Consider a person we depend on who is ‘inside’ us. If that person dies, we are able to continue depending upon that person. How? That person remains alive inside us. We can use that person’s continued existence to support us emotionally.

But what if we have not been able to put enough ‘inside’? We depended upon having them ‘beside’ us? When they die – since they are not sufficiently ‘inside’ us and no longer ‘beside’ us – we are lost. We become depressed. We cannot regulate anxiety. We may be unable to function as usual, and flying often becomes impossible.

This past week, I worked with two people whose fear of flying began when important people who were ‘beside’ – but not ‘inside’ – died. Fortunately we were able to build other important people inside and re-establish the ability to regulate anxiety when flying, and in other day-to-day situations.

We do that via the ‘Strengthening Exercise’ which is taught either in a counseling session with me or in the SOAR Video Course on DVD.

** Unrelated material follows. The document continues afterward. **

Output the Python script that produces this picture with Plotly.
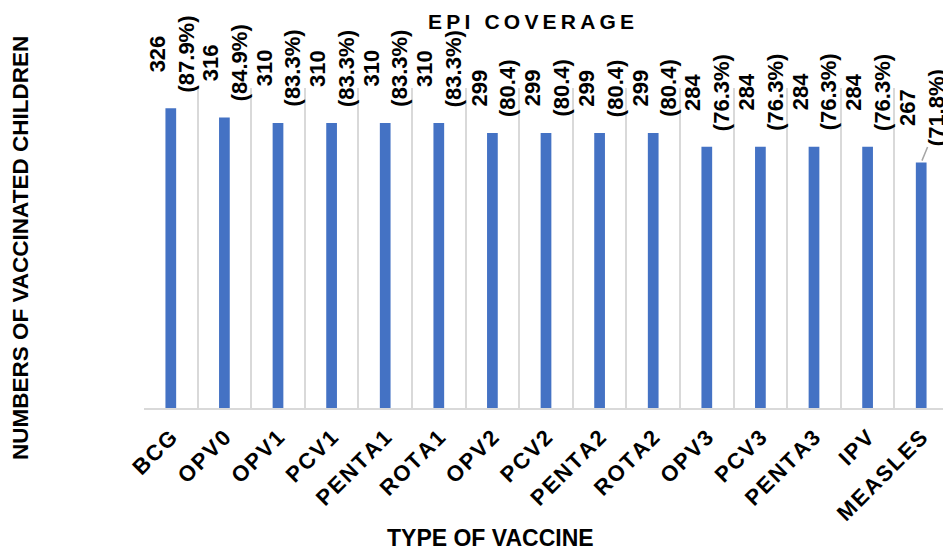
import plotly.graph_objects as go

vaccines = ["BCG", "OPV0", "OPV1", "PCV1", "PENTA1", "ROTA1", "OPV2", "PCV2",
            "PENTA2", "ROTA2", "OPV3", "PCV3", "PENTA3", "IPV", "MEASLES"]
counts = [326, 316, 310, 310, 310, 310, 299, 299, 299, 299, 284, 284, 284, 284, 267]
percent_labels = ["(87.9%)", "(84.9%)", "(83.3%)", "(83.3%)", "(83.3%)", "(83.3%)",
                  "(80.4)", "(80.4)", "(80.4)", "(80.4)",
                  "(76.3%)", "(76.3%)", "(76.3%)", "(76.3%)", "(71.8%)"]

FONT = "Liberation Sans, Arial, sans-serif"
THIN = "\u2009"
HAIR = "\u200a"


def spaced(s, sep=THIN):
    return sep.join(list(s))


fig = go.Figure()
fig.add_trace(go.Bar(
    x=vaccines, y=counts, width=0.2,
    marker=dict(color="#4472C4", line=dict(width=0)),
    hoverinfo="x+y",
))

annotations = []
for i, (v, c, p) in enumerate(zip(vaccines, counts, percent_labels)):
    annotations.append(dict(
        x=v, y=c, xref="x", yref="y",
        text=f"<b>{c}</b><br><b>{p}</b>",
        textangle=-90, showarrow=False, align="center",
        xanchor="center", yanchor="bottom", yshift=14, xshift=1,
        font=dict(family=FONT, size=22, color="#000000"),
    ))

# leader line for the last label
annotations.append(dict(
    x=vaccines[-1], y=counts[-1], xref="x", yref="y", text="",
    showarrow=True, arrowhead=0, arrowwidth=1.5, arrowcolor="#a6a6a6",
    ax=7, ay=-17, standoff=2,
))

annotations.append(dict(
    text="<b>" + spaced("EPI") + THIN + " " + THIN + spaced("COVERAGE") + "</b>",
    xref="paper", yref="paper", x=(531 - 144) / 804, y=1 + (88 - 22) / 320,
    xanchor="center", yanchor="middle", showarrow=False,
    font=dict(family=FONT, size=21, color="#000000"),
))
annotations.append(dict(
    text="<b>NUMBERS OF VACCINATED CHILDREN</b>",
    xref="paper", yref="paper", x=(20 - 144) / 804, y=0.5,
    xanchor="center", yanchor="middle", textangle=-90, showarrow=False,
    font=dict(family=FONT, size=22.5, color="#000000"),
))
annotations.append(dict(
    text="<b>TYPE OF VACCINE</b>",
    xref="paper", yref="paper", x=(490 - 144) / 804, y=(408 - 538) / 320,
    xanchor="center", yanchor="middle", showarrow=False,
    font=dict(family=FONT, size=23, color="#000000"),
))

# the page body has an 8px default margin, so the figure is sized to fill the rest
fig.update_layout(
    width=943, height=542,
    margin=dict(l=136, r=3, t=80, b=142),
    paper_bgcolor="white", plot_bgcolor="white",
    showlegend=False,
    annotations=annotations,
    bargap=0.8,
)

fig.update_xaxes(
    type="category",
    tickson="boundaries",
    showgrid=True, gridcolor="#d9d9d9", gridwidth=1.5,
    showline=True, linecolor="#d9d9d9", linewidth=2,
    ticks="", tickangle=-45,
    tickvals=vaccines,
    ticktext=["<b>" + spaced(v, HAIR) + "</b>" for v in vaccines],
    tickfont=dict(family=FONT, size=22, color="#000000"),
    ticklabelstandoff=6,
    range=[-0.5, len(vaccines) - 0.5],
    automargin=False,
)
fig.update_yaxes(
    range=[0, 348], showgrid=False, zeroline=False,
    showticklabels=False, showline=False, ticks="",
    automargin=False,
)

fig.write_html("out.html")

Here is an email that shows how the death of loved ones made flying impossible and how we were able to establish the internalization needed to again regulate anxiety.

Dear Captain Tom

I’ve been very much a fearful flier an avid reader of your SOAR Newsletter.

I bought your tapes a long time ago. At the time I was caught in a deep depression due to my sister, niece and brother-in-law’s deaths in a boating accident. I was also self medicating (drinking) and feeling extremely vulnerable.

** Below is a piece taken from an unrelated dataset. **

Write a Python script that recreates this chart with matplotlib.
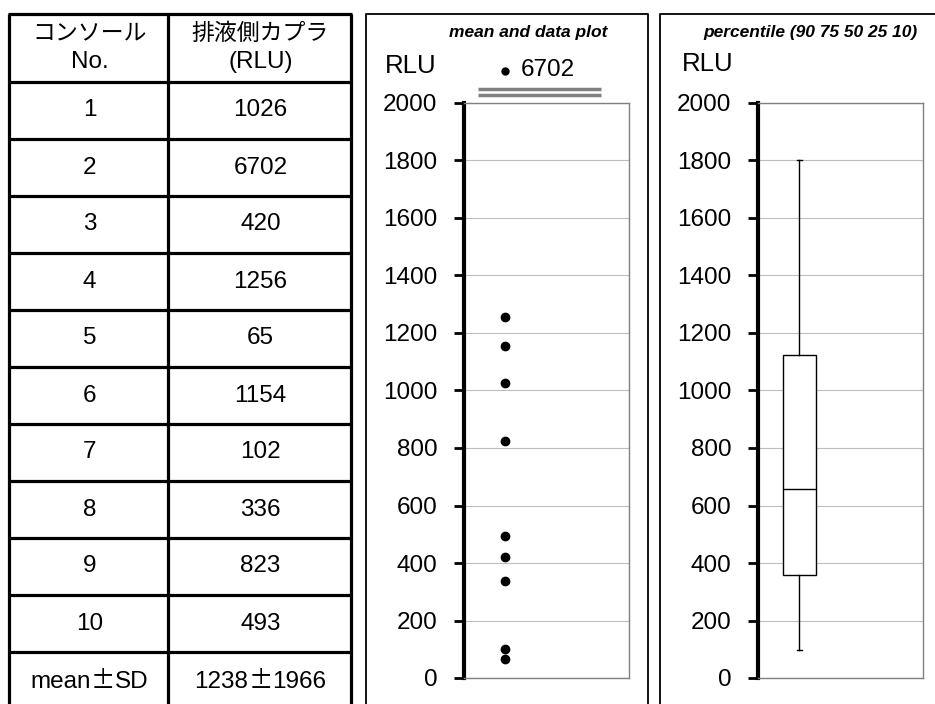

I told you about my fears and sense of doom and my immense feelings of responsibility being the oldest of six siblings, a husband and father of two beautiful daughters.

Well, it’s been some time since that email and my life is at an all time peak!! I’ve flown several times, last time just a week ago on business from Ft. Lauderdale to San Antonio, TX with stops both ways in Houston.

I can honestly say that I flew like I had never even had a problem, and was actually looking forward to every flight.

Can you believe that I was actually wishing to sit next to someone who was a fearful flier, so I could assure them that as you’ve stated many times, they where in a place that is probably safer than there own bed!

I’m still and will be a faithful reader of your Newsletter, filled with so many good articles and stories of courage and conquer.

I want to thank you for your insight, professionalism, and the great job you do of helping so many people including me! God bless you!